== RECORDED INFORMATION

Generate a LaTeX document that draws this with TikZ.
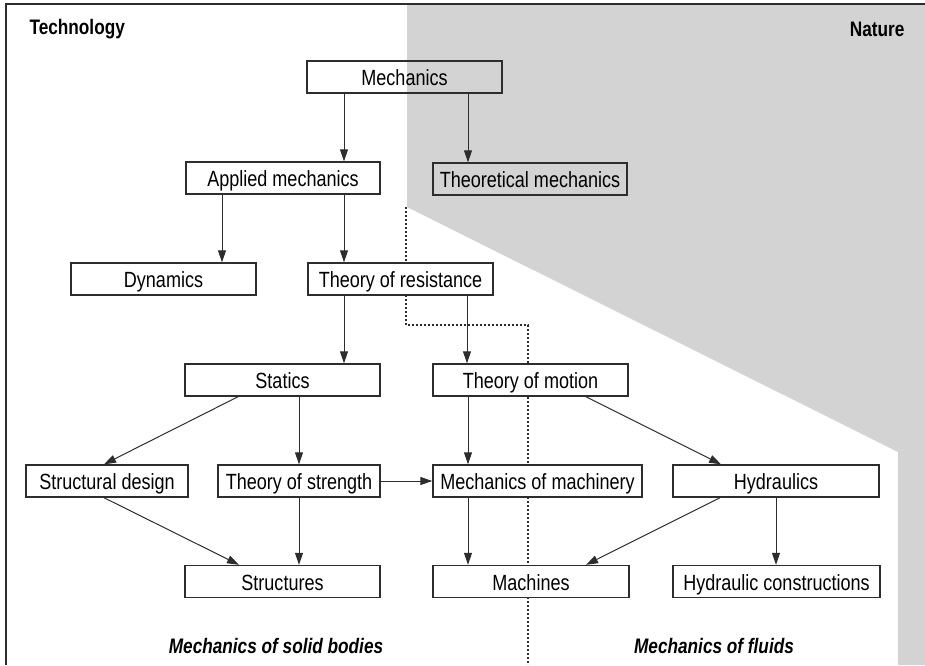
\documentclass[tikz,border=0pt]{standalone}
\usepackage{fontspec}
\setmainfont{Liberation Sans}[FakeStretch=0.82]
\usetikzlibrary{arrows.meta,calc}
\definecolor{natgrey}{RGB}{211,211,211}
\definecolor{lnk}{RGB}{45,45,45}
\tikzset{
  box/.style={draw=lnk, line width=1.4pt, fill=white, inner sep=0pt,
    minimum height=32pt, text height=17pt, text depth=0pt,
    font=\fontsize{22}{26}\selectfont},
  arr/.style={draw=lnk, line width=1pt, -{Triangle[length=12pt,width=8pt]}},
  side/.style={font=\fontsize{21}{25}\selectfont\bfseries},
  field/.style={font=\fontsize{21}{25}\selectfont\bfseries\itshape},
}

\begin{document}
\begin{tikzpicture}[x=1pt,y=-1pt]
\useasboundingbox (0,0) rectangle (925,665);
% nature side
\fill[natgrey] (407,5) -- (925,5) -- (925,665) -- (898,665) -- (898,452) -- (407,207) -- cycle;
% frame
\draw[lnk, line width=2pt] (6,665) -- (6,4) -- (925,4);
% solid bodies / fluids border
\draw[lnk, line width=2pt, dash pattern=on 2pt off 2pt]
  (406,207) -- (406,325) -- (528,325) -- (528,665);
% headings
\node[side, anchor=west] (tech) at (26,29) {Technology};
\node[side, anchor=east] (nat) at (908,29) {Nature};
% boxes
\node[box, minimum width=195pt, fill=none] (mech) at (404.5,77) {Mechanics};
\node[box, minimum width=194pt] (appl) at (283,178) {Applied mechanics};
\node[box, minimum width=194pt, fill=none] (theo) at (530,179) {Theoretical mechanics};
\node[box, minimum width=185pt] (dyn) at (163.5,279) {Dynamics};
\node[box, minimum width=185pt] (resist) at (400.5,279) {Theory of resistance};
\node[box, minimum width=195pt] (stat) at (282.5,380) {Statics};
\node[box, minimum width=195pt] (motion) at (530.5,380) {Theory of motion};
\node[box, minimum width=162pt] (sdesign) at (107,481) {Structural design};
\node[box, minimum width=162pt] (strength) at (299,481) {Theory of strength};
\node[box, minimum width=209pt] (mmach) at (537.5,481) {Mechanics of machinery};
\node[box, minimum width=206pt] (hydr) at (776,481) {Hydraulics};
\node[box, minimum width=195pt] (struct) at (282.5,581.5) {Structures};
\node[box, minimum width=196pt] (machines) at (531,581.5) {Machines};
\node[box, minimum width=207pt] (hcon) at (776.5,581.5) {Hydraulic constructions};
% arrows
\draw[arr] ([xshift=-60.5pt]mech.south) -- ([xshift=-60.5pt]mech.south |- appl.north);
\draw[arr] ([xshift=63.5pt]mech.south) -- ([xshift=63.5pt]mech.south |- theo.north);
\draw[arr] ([xshift=-61pt]appl.south) -- ([xshift=-61pt]appl.south |- dyn.north);
\draw[arr] ([xshift=61pt]appl.south) -- ([xshift=61pt]appl.south |- resist.north);
\draw[arr] ([xshift=-56.5pt]resist.south) -- ([xshift=-56.5pt]resist.south |- stat.north);
\draw[arr] ([xshift=66.5pt]resist.south) -- ([xshift=66.5pt]resist.south |- motion.north);
\draw[arr] ([xshift=-44.5pt]stat.south) -- ([xshift=-3pt]sdesign.north);
\draw[arr] (strength.north |- stat.south) -- (strength.north);
\draw[arr] (strength.east) -- (mmach.west);
\draw[arr] ([xshift=-3pt]sdesign.south) -- ([xshift=-43.5pt]struct.north);
\draw[arr] (strength.south) -- (strength.south |- struct.north);
\draw[arr] ([xshift=-62.5pt]motion.south) -- ([xshift=-62.5pt]motion.south |- mmach.north);
\draw[arr] ([xshift=55.5pt]motion.south) -- ([xshift=-55pt]hydr.north);
\draw[arr] ([xshift=-63pt]machines.north |- mmach.south) -- ([xshift=-63pt]machines.north);
\draw[arr] ([xshift=-56pt]hydr.south) -- ([xshift=55pt]machines.north);
\draw[arr] (hydr.south) -- (hydr.south |- hcon.north);
% fields
\node[field] (solid) at (276,646) {Mechanics of solid bodies};
\node[field] (fluid) at (714,646) {Mechanics of fluids};
\end{tikzpicture}
\end{document}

====

[EXERCISE PROMPT]:
Transcribe the full listing above exactly, with the images removed.

[ANSWER BELOW]:
Generate a LaTeX document that draws this with TikZ.
\documentclass[tikz,border=0pt]{standalone}
\usepackage{fontspec}
\setmainfont{Liberation Sans}[FakeStretch=0.82]
\usetikzlibrary{arrows.meta,calc}
\definecolor{natgrey}{RGB}{211,211,211}
\definecolor{lnk}{RGB}{45,45,45}
\tikzset{
  box/.style={draw=lnk, line width=1.4pt, fill=white, inner sep=0pt,
    minimum height=32pt, text height=17pt, text depth=0pt,
    font=\fontsize{22}{26}\selectfont},
  arr/.style={draw=lnk, line width=1pt, -{Triangle[length=12pt,width=8pt]}},
  side/.style={font=\fontsize{21}{25}\selectfont\bfseries},
  field/.style={font=\fontsize{21}{25}\selectfont\bfseries\itshape},
}

\begin{document}
\begin{tikzpicture}[x=1pt,y=-1pt]
\useasboundingbox (0,0) rectangle (925,665);
% nature side
\fill[natgrey] (407,5) -- (925,5) -- (925,665) -- (898,665) -- (898,452) -- (407,207) -- cycle;
% frame
\draw[lnk, line width=2pt] (6,665) -- (6,4) -- (925,4);
% solid bodies / fluids border
\draw[lnk, line width=2pt, dash pattern=on 2pt off 2pt]
  (406,207) -- (406,325) -- (528,325) -- (528,665);
% headings
\node[side, anchor=west] (tech) at (26,29) {Technology};
\node[side, anchor=east] (nat) at (908,29) {Nature};
% boxes
\node[box, minimum width=195pt, fill=none] (mech) at (404.5,77) {Mechanics};
\node[box, minimum width=194pt] (appl) at (283,178) {Applied mechanics};
\node[box, minimum width=194pt, fill=none] (theo) at (530,179) {Theoretical mechanics};
\node[box, minimum width=185pt] (dyn) at (163.5,279) {Dynamics};
\node[box, minimum width=185pt] (resist) at (400.5,279) {Theory of resistance};
\node[box, minimum width=195pt] (stat) at (282.5,380) {Statics};
\node[box, minimum width=195pt] (motion) at (530.5,380) {Theory of motion};
\node[box, minimum width=162pt] (sdesign) at (107,481) {Structural design};
\node[box, minimum width=162pt] (strength) at (299,481) {Theory of strength};
\node[box, minimum width=209pt] (mmach) at (537.5,481) {Mechanics of machinery};
\node[box, minimum width=206pt] (hydr) at (776,481) {Hydraulics};
\node[box, minimum width=195pt] (struct) at (282.5,581.5) {Structures};
\node[box, minimum width=196pt] (machines) at (531,581.5) {Machines};
\node[box, minimum width=207pt] (hcon) at (776.5,581.5) {Hydraulic constructions};
% arrows
\draw[arr] ([xshift=-60.5pt]mech.south) -- ([xshift=-60.5pt]mech.south |- appl.north);
\draw[arr] ([xshift=63.5pt]mech.south) -- ([xshift=63.5pt]mech.south |- theo.north);
\draw[arr] ([xshift=-61pt]appl.south) -- ([xshift=-61pt]appl.south |- dyn.north);
\draw[arr] ([xshift=61pt]appl.south) -- ([xshift=61pt]appl.south |- resist.north);
\draw[arr] ([xshift=-56.5pt]resist.south) -- ([xshift=-56.5pt]resist.south |- stat.north);
\draw[arr] ([xshift=66.5pt]resist.south) -- ([xshift=66.5pt]resist.south |- motion.north);
\draw[arr] ([xshift=-44.5pt]stat.south) -- ([xshift=-3pt]sdesign.north);
\draw[arr] (strength.north |- stat.south) -- (strength.north);
\draw[arr] (strength.east) -- (mmach.west);
\draw[arr] ([xshift=-3pt]sdesign.south) -- ([xshift=-43.5pt]struct.north);
\draw[arr] (strength.south) -- (strength.south |- struct.north);
\draw[arr] ([xshift=-62.5pt]motion.south) -- ([xshift=-62.5pt]motion.south |- mmach.north);
\draw[arr] ([xshift=55.5pt]motion.south) -- ([xshift=-55pt]hydr.north);
\draw[arr] ([xshift=-63pt]machines.north |- mmach.south) -- ([xshift=-63pt]machines.north);
\draw[arr] ([xshift=-56pt]hydr.south) -- ([xshift=55pt]machines.north);
\draw[arr] (hydr.south) -- (hydr.south |- hcon.north);
% fields
\node[field] (solid) at (276,646) {Mechanics of solid bodies};
\node[field] (fluid) at (714,646) {Mechanics of fluids};
\end{tikzpicture}
\end{document}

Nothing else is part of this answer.